During the 1969 season, the appearance of the Porsche 917 had, despite teething problems, made clear that only a similar new 5-litre car would be able to challenge it. Since mid-1969, Ferrari spent some of the millions earned in the Fiat deal for the construction of the required series of 25 new 5-litre V12 sports cars. At the end of the season the two remaining 312P were sold to N.A.R.T., the American Ferrari importer of Luigi Chinetti, as the factory would rely on the big Ferrari 512S in 1970. With NART, the 312P were mainly run in America, but they returned for the 1970 24 Hours of Le Mans, were only one car was raced, and no less than eleven 512. The 312P, facing competition of Porsche, Alfa, and Matra in the 3 litre prototype class, was off pace, but at least it was among the 16 cars still running at the end.

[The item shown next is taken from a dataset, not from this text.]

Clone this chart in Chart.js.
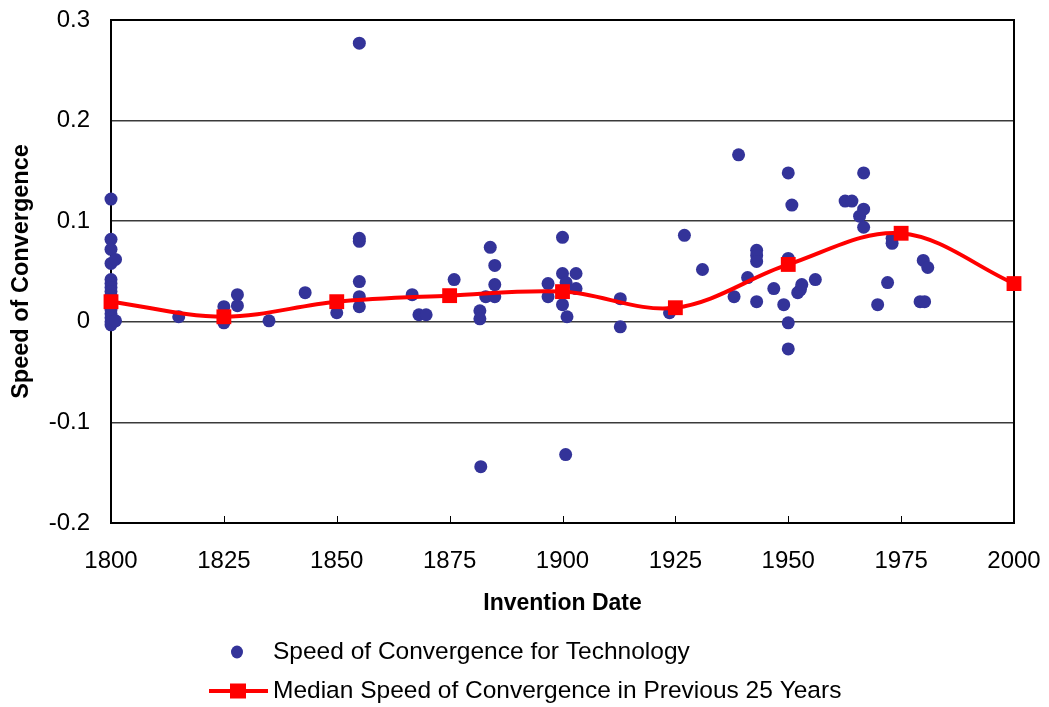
<!DOCTYPE html>
<html>
<head>
<meta charset="utf-8">
<script src="https://cdn.jsdelivr.net/npm/chart.js@4/dist/chart.umd.min.js"></script>
<style>
  html, body { margin: 0; padding: 0; background: #ffffff; }
  #wrap { width: 1049px; height: 707px; position: relative; }
</style>
</head>
<body>
<div id="wrap"><canvas id="c" width="1049" height="707"></canvas></div>
<script>
// ---- Data ----
const techYears = [
  1800, 1800, 1800, 1800, 1800, 1800, 1800, 1800, 1800, 1800, 1800, 1800, 1800, 1800, 1800, 1800,
  1801, 1801, 1815, 1825, 1825, 1828, 1828, 1835, 1843, 1850,
  1855, 1855, 1855, 1855, 1855, 1855,
  1866.7, 1868.2, 1869.8, 1876, 1881.7, 1881.7, 1881.9, 1883, 1884, 1885, 1885, 1885,
  1896.8, 1896.8, 1900, 1900, 1900, 1900.8, 1901, 1900.7, 1903, 1903,
  1912.8, 1912.8, 1923.7, 1927, 1931, 1938, 1939, 1941, 1943, 1943, 1943, 1943,
  1946.8, 1949, 1950, 1950, 1950, 1950, 1950.8, 1952.1, 1952.7, 1953, 1956,
  1962.6, 1964.1, 1965.8, 1966.7, 1966.7, 1966.7, 1969.8, 1972, 1973, 1973,
  1979.2, 1980.2, 1979.9, 1980.9
];
const techSpeeds = [
  0.122, 0.082, 0.072, 0.058, 0.042, 0.038, 0.034, 0.030, 0.026, 0.022, 0.017, 0.012, 0.008, 0.004, 0.000, -0.003,
  0.062, 0.001, 0.005, 0.015, -0.001, 0.027, 0.016, 0.001, 0.029, 0.009,
  0.277, 0.083, 0.080, 0.040, 0.025, 0.015,
  0.027, 0.007, 0.007, 0.042, 0.011, 0.003, -0.144, 0.025, 0.074, 0.056, 0.037, 0.025,
  0.038, 0.025, 0.084, 0.048, 0.017, 0.039, 0.005, -0.132, 0.048, 0.033,
  0.023, -0.005, 0.009, 0.086, 0.052, 0.025, 0.166, 0.044, 0.071, 0.066, 0.060, 0.020,
  0.033, 0.017, 0.148, 0.063, -0.001, -0.027, 0.116, 0.029, 0.032, 0.037, 0.042,
  0.120, 0.120, 0.105, 0.148, 0.112, 0.094, 0.017, 0.039, 0.083, 0.078,
  0.020, 0.020, 0.061, 0.054
];
const medianYears  = [1800, 1825, 1850, 1875, 1900, 1925, 1950, 1975, 2000];
const medianSpeeds = [0.020, 0.005, 0.020, 0.026, 0.030, 0.014, 0.057, 0.088, 0.038];
const xTickValues  = [1800, 1825, 1850, 1875, 1900, 1925, 1950, 1975, 2000];
const yTickValues  = [-0.2, -0.1, 0, 0.1, 0.2, 0.3];

const seriesNames = ['Speed of Convergence for Technology', 'Median Speed of Convergence in Previous 25 Years'];
const axisTitles  = { x: 'Invention Date', y: 'Speed of Convergence' };

const FONT = '"Liberation Sans", Arial, sans-serif';
const DOT = '#333399';
const RED = '#FF0000';

const techPoints = techYears.map((x, i) => ({ x: x, y: techSpeeds[i] }));
const medianPoints = medianYears.map((x, i) => ({ x: x, y: medianSpeeds[i] }));

// Frame + inner tick marks
const framePlugin = {
  id: 'frame',
  beforeDatasetsDraw(chart) {
    const { ctx, chartArea: a, scales } = chart;
    ctx.save();
    ctx.strokeStyle = '#000';
    ctx.lineWidth = 2;
    ctx.strokeRect(a.left, a.top, a.right - a.left, a.bottom - a.top);
    ctx.lineWidth = 1;
    ctx.beginPath();
    xTickValues.forEach(v => {
      const px = Math.round(scales.x.getPixelForValue(v)) + 0.5;
      ctx.moveTo(px, a.bottom);
      ctx.lineTo(px, a.bottom - 7);
    });
    ctx.stroke();
    ctx.restore();
  }
};

// Two-row legend under the axis title
const legendPlugin = {
  id: 'stackedLegend',
  afterDraw(chart) {
    const { ctx } = chart;
    const ds = chart.data.datasets;
    ctx.save();
    ctx.font = '24.5px ' + FONT;
    ctx.fillStyle = '#000';
    ctx.textBaseline = 'middle';
    ctx.textAlign = 'left';
    // row 1: dots
    const y1 = 652;
    ctx.fillStyle = ds[1].backgroundColor;
    ctx.beginPath();
    ctx.ellipse(237, y1, 6, 6.5, 0, 0, Math.PI * 2);
    ctx.fill();
    ctx.fillStyle = '#000';
    ctx.fillText(ds[1].label, 273, y1);
    // row 2: line with square
    const y2 = 691;
    ctx.strokeStyle = ds[0].borderColor;
    ctx.lineWidth = 4;
    ctx.beginPath();
    ctx.moveTo(209, y2);
    ctx.lineTo(268, y2);
    ctx.stroke();
    ctx.fillStyle = ds[0].backgroundColor;
    ctx.fillRect(230, y2 - 7.5, 16, 15);
    ctx.fillStyle = '#000';
    ctx.fillText(ds[0].label, 273, y2);
    ctx.restore();
  }
};

new Chart(document.getElementById('c'), {
  type: 'scatter',
  data: {
    datasets: [
      {
        label: seriesNames[1],
        data: medianPoints,
        showLine: true,
        tension: 0.35,
        borderColor: RED,
        backgroundColor: RED,
        borderWidth: 4,
        pointStyle: 'rect',
        pointRadius: 10.5,
        pointBorderWidth: 0,
        pointBackgroundColor: RED,
        clip: false,
        order: 0
      },
      {
        label: seriesNames[0],
        data: techPoints,
        showLine: false,
        backgroundColor: DOT,
        borderColor: DOT,
        pointRadius: 6.5,
        pointBorderWidth: 0,
        clip: false,
        order: 1
      }
    ]
  },
  options: {
    responsive: false,
    animation: false,
    devicePixelRatio: 1,
    layout: { autoPadding: false, padding: { left: 6, right: 35, top: 20, bottom: 90 } },
    plugins: {
      legend: { display: false },
      tooltip: { enabled: false }
    },
    scales: {
      x: {
        type: 'linear',
        min: 1800,
        max: 2000,
        afterBuildTicks(scale) { scale.ticks = xTickValues.map(v => ({ value: v })); },
        afterFit(scale) { scale.height = 94; scale.paddingLeft = 0; scale.paddingRight = 0; },
        grid: { display: false, drawTicks: false },
        border: { display: false },
        ticks: {
          padding: 24,
          color: '#000',
          font: { family: FONT, size: 24 },
          maxRotation: 0,
          autoSkip: false,
          callback: v => String(v)
        },
        title: {
          display: true,
          text: axisTitles.x,
          color: '#000',
          font: { family: FONT, size: 23, weight: 'bold' },
          padding: { top: 0, bottom: 0 }
        }
      },
      y: {
        type: 'linear',
        min: -0.2,
        max: 0.3,
        afterBuildTicks(scale) { scale.ticks = yTickValues.map(v => ({ value: v })); },
        afterFit(scale) { scale.width = 105; scale.paddingTop = 0; scale.paddingBottom = 0; },
        grid: {
          color: ctx => (ctx.tick && (Math.abs(ctx.tick.value - 0.3) < 1e-9 || Math.abs(ctx.tick.value + 0.2) < 1e-9)) ? 'rgba(0,0,0,0)' : '#3a3a3a',
          lineWidth: 1.5,
          drawTicks: false
        },
        border: { display: false },
        ticks: {
          padding: 21,
          color: '#000',
          font: { family: FONT, size: 24 },
          callback: v => String(parseFloat(Number(v).toFixed(1)) || 0)
        },
        title: {
          display: true,
          text: axisTitles.y,
          color: '#000',
          font: { family: FONT, size: 23.5, weight: 'bold' },
          padding: { top: 1, bottom: 0 }
        }
      }
    }
  },
  plugins: [framePlugin, legendPlugin]
});
</script>
</body>
</html>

At that time, Porsche had already collected a lot of experience with the fast but not well handling 917, and based on that decided to improve also their small Porsche 908 which would win on twisty tracks like the Targa in 1970, and the Nürburgring in 1970 (and 1971), while Ferrari had no nimble 3-litre in 1970 to support their fleet of 512s.
As it was known in 1970 that the 5-litres would be banned after 1971, Ferrari abandoned the 512 after only one season, and tested a new design in a few 1971 races, the Ferrari 312PB based on the new flat-12 F1 engine, in order to challenge for the championship in 1972. Alfa did the same, yet their Alfa Romeo Tipo 33 scored three World Championship races.
Since 1967, the once dominant Scuderia Ferrari had only won one World Championship sports car race, and had also missed new developments, like the emergence of professional teams funded by sponsors, both in F1 and sports cars. The Wyer-Gulf and Martini teams raced Porsche models while the Zuffenhausen factory could concentrate on development without committing too much money and personnel to cover international racing events.